The chapas don’t enter the terminal forecourt like taxis; you usually walk 150–300 meters out toward the main road (Avenida Acordos de Lusaka) and wait where you see other passengers flagging vans. Routes aren’t posted. You ask the conductor through the window for your area (Baixa, Museu, etc.) and they nod or shake their head. If your guesthouse is 8–12 km from MPM, expect at least one transfer and 40–70 minutes total with stops.
These are standard 14–18 seat Toyota-style minibuses, often carrying 20+ people at peak times. Luggage bigger than a 40L backpack becomes a problem; a 60–70L trekking pack may ride on your lap or be wedged by the sliding door. You usually pay the conductor 20–50 MZN once the chapa is moving, and small notes (20s and 50s) help because change for 500 MZN bills is hit-or-miss.
There is no official “airport line” and no timetable, just frequency.
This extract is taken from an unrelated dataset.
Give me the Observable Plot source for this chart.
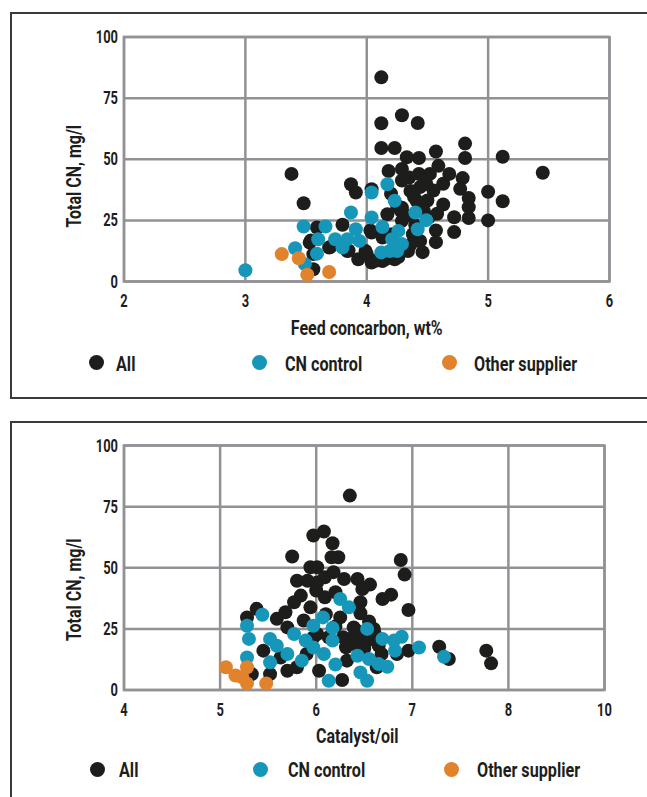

In daytime, you might see a chapa every 5–10 minutes heading toward central Maputo; after dark that can stretch past 20–30 minutes or stop altogether around 20:00–21:00. Safety is normal by local standards but basic: no seatbelts, open windows, and aggressive lane changes on EN1 as drivers try to shave a few minutes off a 25–35 minute run.
Tip: Swap at least 100–200 MZN at the airport and screenshot your guesthouse’s map with a cross street; show both to the conductor and be ready to hop off 200–300 meters before or after “your” landmark if they overshoot it.